#### Data:

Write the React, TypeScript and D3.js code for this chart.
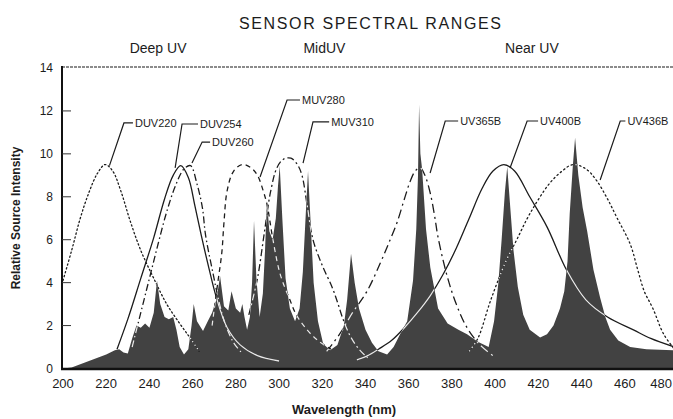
import * as d3 from 'd3';

type Pt = [number, number];

const xTicks = [200, 220, 240, 260, 280, 300, 320, 340, 360, 380, 400, 420, 440, 460, 480];
const yTicks = [0, 2, 4, 6, 8, 10, 12, 14];

const regionNames = ['Deep UV', 'MidUV', 'Near UV'];
const regionCentersNm = [244, 321, 417];

// lamp source spectrum (filled)
const lampSpectrum: Pt[] = [
  [200, 0], [204, 0.05], [208, 0.2], [212, 0.35], [216, 0.5], [220, 0.65], [224, 0.85], [226, 0.9],
  [228, 0.75], [230, 0.7], [232, 1.4], [234, 2.0], [236, 1.9], [238, 2.1], [240, 1.9], [242, 2.6],
  [243.5, 4.1], [245, 3.0], [247, 2.4], [249, 2.3], [251, 2.4], [252.5, 1.8], [254, 1.0], [256, 0.65],
  [258, 0.9], [259.5, 2.0], [260.5, 3.0], [262, 2.2], [264.8, 1.75], [267, 2.2], [269, 2.6], [271, 3.2],
  [272.7, 4.3], [274.5, 2.9], [276.5, 2.7], [278, 3.6], [280, 2.8], [282, 2.6], [283, 3.0], [284, 2.4],
  [285.2, 1.8], [286.5, 2.4], [287.5, 4.0], [288.4, 6.9], [289.5, 4.2], [291, 2.4], [292.5, 3.5],
  [293.5, 5.5], [294.4, 7.8], [295.5, 6.4], [297, 6.0], [298.5, 7.0], [299.5, 8.5], [300.3, 9.45],
  [301.5, 7.0], [303, 4.2], [305, 2.8], [307.4, 2.2], [309.5, 2.8], [311, 4.5], [312.5, 7.5],
  [313.4, 9.2], [314.5, 7.0], [316, 4.0], [318, 2.2], [320.4, 1.15], [323.6, 0.85], [327, 1.1],
  [330, 2.0], [331.5, 3.2], [333.3, 5.35], [335, 4.0], [337, 2.8], [340, 1.8], [343, 1.2], [346, 0.8],
  [350, 0.65], [353, 1.0], [356, 1.6], [359.3, 2.2], [362, 4.1], [363.5, 6.5], [364.3, 9.0],
  [364.8, 12.3], [365.4, 10.0], [366.2, 9.3], [368, 6.5], [370, 4.7], [373.6, 2.8], [378, 2.1],
  [383, 1.8], [387, 1.6], [392, 1.25], [397, 1.0], [399.5, 2.2], [401.5, 4.0], [403, 6.0], [404.5, 8.2],
  [405.6, 9.4], [407, 7.5], [408.5, 5.5], [410.5, 3.8], [413, 2.5], [416, 1.8], [420.8, 1.45],
  [424, 1.6], [427, 2.0], [430, 2.8], [432, 3.6], [433.5, 5.0], [434.5, 7.2], [436, 9.5], [437, 10.75],
  [438.5, 9.0], [440.5, 7.5], [442.6, 6.4], [445.5, 4.6], [448.6, 3.3], [451, 2.4], [453.2, 1.8],
  [457, 1.3], [462.5, 1.0], [470, 0.9], [483, 0.85],
];

// sensor response curves
const duv220: Pt[] = [
  [200, 4.1], [204, 5.5], [208, 7.0], [212, 8.2], [216, 9.1], [219.5, 9.5], [223, 9.2], [227, 8.2],
  [231, 6.9], [236, 5.5], [242, 4.2], [248, 3.0], [254, 2.1], [259, 1.4], [263, 0.8],
];
const duv254: Pt[] = [
  [225, 0.9], [230, 2.3], [236, 4.2], [242, 6.1], [247, 7.9], [251, 9.0], [254.5, 9.45], [258, 8.9],
  [261, 7.6], [264, 6.2], [267, 4.9], [271, 3.3], [276, 1.9], [282, 1.1], [290, 0.6], [300, 0.35],
];
const duv260: Pt[] = [
  [232, 1.0], [236, 2.6], [240, 4.2], [244, 5.8], [248, 7.3], [252, 8.5], [256, 9.3], [259, 9.45],
  [262, 8.6], [264.5, 7.5], [266, 6.2], [269.5, 4.4], [272, 3.2], [275, 2.1], [279, 1.2], [283, 0.7],
];
const muv280: Pt[] = [
  [269, 2.0], [271.5, 3.9], [273.5, 5.4], [274.5, 6.8], [276, 8.3], [279, 9.2], [283, 9.5], [287, 9.35],
  [290, 9.0], [292.6, 8.3], [294.5, 7.6], [297, 6.1], [300.5, 4.4], [305, 3.2], [308, 2.5], [313, 1.8],
  [318, 1.3], [324, 0.9],
];
const muv310: Pt[] = [
  [286, 2.5], [290, 4.2], [293, 6.2], [296, 8.2], [299, 9.35], [302, 9.75], [305.5, 9.8], [308.5, 9.5],
  [310.6, 9.0], [313, 7.6], [315.7, 6.0], [320, 4.8], [324.5, 3.8], [327, 3.1], [329.6, 2.3], [333, 1.5],
  [337, 0.9], [341, 0.5],
];
const uv365b: Pt[] = [
  [322, 0.8], [328, 1.6], [334, 2.6], [340.7, 3.6], [346.8, 4.9], [351, 5.9], [354.6, 6.8], [358, 7.9],
  [360.6, 8.7], [363, 9.2], [365.3, 9.35], [367.5, 9.0], [369.9, 8.2], [372, 7.1], [373.6, 6.1],
  [377.8, 4.3], [382, 3.0], [387, 1.9], [393, 1.1], [399, 0.6],
];
const uv400b: Pt[] = [
  [336, 0.4], [341, 0.6], [346, 0.9], [352, 1.3], [358, 1.9], [364, 2.6], [370, 3.4], [376, 4.4],
  [382, 5.6], [388, 7.0], [394, 8.4], [399, 9.2], [404, 9.5], [409, 9.2], [416, 8.0], [424, 6.6],
  [433, 4.6], [442, 3.2], [452, 2.4], [464, 1.8], [472, 1.4], [483, 1.0],
];
const uv436b: Pt[] = [
  [388, 0.8], [392, 1.4], [398, 3.2], [405, 5.0], [410, 6.0], [416, 7.2], [425, 8.6], [431, 9.2],
  [436, 9.5], [442, 9.3], [447, 8.75], [452, 7.9], [456.5, 7.0], [462.5, 5.8], [466, 4.6], [469, 3.6],
  [473, 2.8], [478, 1.6], [483, 0.9],
];

const sensorNames = ['DUV220', 'DUV254', 'DUV260', 'MUV280', 'MUV310', 'UV365B', 'UV400B', 'UV436B'];
const sensorCurves = [duv220, duv254, duv260, muv280, muv310, uv365b, uv400b, uv436b];
const sensorDash = ['1.4,2.6', '', '7,3,1.5,3', '5,4', '7,3,2,3', '9,4,2,4', '', '1.4,3'];

// label leader lines: text start, elbow, tip (in nm / intensity units)
const labelTextNm = [233.3, 263.4, 269, 310.6, 324.1, 383.8, 420.8, 461.2];
const labelVal = [11.44, 11.39, 10.55, 12.51, 11.49, 11.53, 11.53, 11.53];
const labelElbowNm = [228.2, 255.1, 264.4, 303.7, 315.7, 376.9, 414.8, 457.9];
const labelTipNm = [221.5, 251.9, 259.7, 291.2, 311.1, 369.9, 406.9, 448.6];
const labelTipVal = [9.45, 9.35, 9.57, 8.92, 9.57, 9.11, 9.34, 8.78];

const W = 673;
const H = 419;
const left = 62;
const top = 67;
const bottom = 368.5;

export default function App() {
  const x = d3.scaleLinear().domain([200, 480]).range([63, 668]);
  const y = d3.scaleLinear().domain([0, 14]).range([bottom, 68]);

  const area = d3
    .area<Pt>()
    .x(d => x(d[0]))
    .y0(y(0))
    .y1(d => y(d[1]))
    .curve(d3.curveLinear);
  const line = d3
    .line<Pt>()
    .x(d => x(d[0]))
    .y(d => y(d[1]))
    .curve(d3.curveCatmullRom.alpha(0.5));

  const font = 'Liberation Sans, Arial, Helvetica, sans-serif';
  const ink = '#1c1c1c';

  return (
    <svg width={W} height={H} style={{ display: 'block', position: 'absolute', left: 0, top: 0, background: '#fff' }} fontFamily={font}>
      <defs>
        <clipPath id="plotClip">
          <rect x={left} y={top} width={W - left} height={bottom - top + 1} />
        </clipPath>
        <clipPath id="specClip">
          <path d={area(lampSpectrum) ?? ''} />
        </clipPath>
      </defs>

      <text x={370} y={29} textAnchor="middle" fontSize={16} fill={ink} textLength={262} lengthAdjust="spacing">
        SENSOR SPECTRAL RANGES
      </text>
      {regionNames.map((r, i) => (
        <text key={r} x={x(regionCentersNm[i])} y={53} textAnchor="middle" fontSize={14} fill={ink}>
          {r}
        </text>
      ))}

      <g clipPath="url(#plotClip)">
        <path d={area(lampSpectrum) ?? ''} fill="#424242" />
        {sensorCurves.map((c, i) => (
          <path key={'k' + i} d={line(c) ?? ''} fill="none" stroke={ink} strokeWidth={1.3}
            strokeDasharray={sensorDash[i] || undefined} strokeLinecap={sensorDash[i].startsWith('1.4') ? 'round' : 'butt'} />
        ))}
        <g clipPath="url(#specClip)">
          {sensorCurves.map((c, i) => (
            <path key={'w' + i} d={line(c) ?? ''} fill="none" stroke="#e8e8e8" strokeWidth={1.3}
              strokeDasharray={sensorDash[i] || undefined} />
          ))}
        </g>
      </g>

      {/* frame */}
      <line x1={left} x2={W + 5} y1={top} y2={top} stroke="#666" strokeWidth={1.3} strokeDasharray="3,1" />
      <line x1={left} x2={left} y1={top - 1} y2={bottom + 1} stroke="#111" strokeWidth={2} />
      <line x1={left - 1} x2={W + 5} y1={bottom + 0.5} y2={bottom + 0.5} stroke="#111" strokeWidth={2.5} />

      {yTicks.map(t => (
        <g key={t}>
          {t > 0 && t < 14 && <line x1={left} x2={left + 9} y1={y(t)} y2={y(t)} stroke="#333" strokeWidth={1} />}
          <text x={53} y={y(t)} dy="0.36em" textAnchor="end" fontSize={12} fill={ink}>
            {t}
          </text>
        </g>
      ))}
      {xTicks.map(t => {
        const last = x(t) + 12 > W;
        return (
          <text key={t} x={last ? W - 1 : x(t)} y={388} textAnchor={last ? 'end' : 'middle'} fontSize={13} fill={ink}>
            {t}
          </text>
        );
      })}

      {sensorNames.map((n, i) => {
        const ty = y(labelVal[i]);
        return (
          <g key={n}>
            <polyline
              points={`${x(labelTipNm[i])},${y(labelTipVal[i])} ${x(labelElbowNm[i])},${ty} ${x(labelTextNm[i]) - 2},${ty}`}
              fill="none" stroke={ink} strokeWidth={1.2} />
            <text x={x(labelTextNm[i])} y={ty} dy="0.36em" fontSize={11} fill={ink}>
              {n}
            </text>
          </g>
        );
      })}

      <text transform={`translate(20,218) rotate(-90)`} textAnchor="middle" fontSize={12} fontWeight="bold" fill={ink}>
        Relative Source Intensity
      </text>
      <text x={344} y={414} textAnchor="middle" fontSize={13} fontWeight="bold" fill={ink}>
        Wavelength (nm)
      </text>
    </svg>
  );
}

#### Set exercise:
Look at the listing and set down only the lines from its start through the line with "const yTicks = [0, 2, 4, 6, 8, 10, 12, 14];", word for word and without pictures.

#### Exercise result:
Write the React, TypeScript and D3.js code for this chart.
import * as d3 from 'd3';

type Pt = [number, number];

const xTicks = [200, 220, 240, 260, 280, 300, 320, 340, 360, 380, 400, 420, 440, 460, 480];
const yTicks = [0, 2, 4, 6, 8, 10, 12, 14];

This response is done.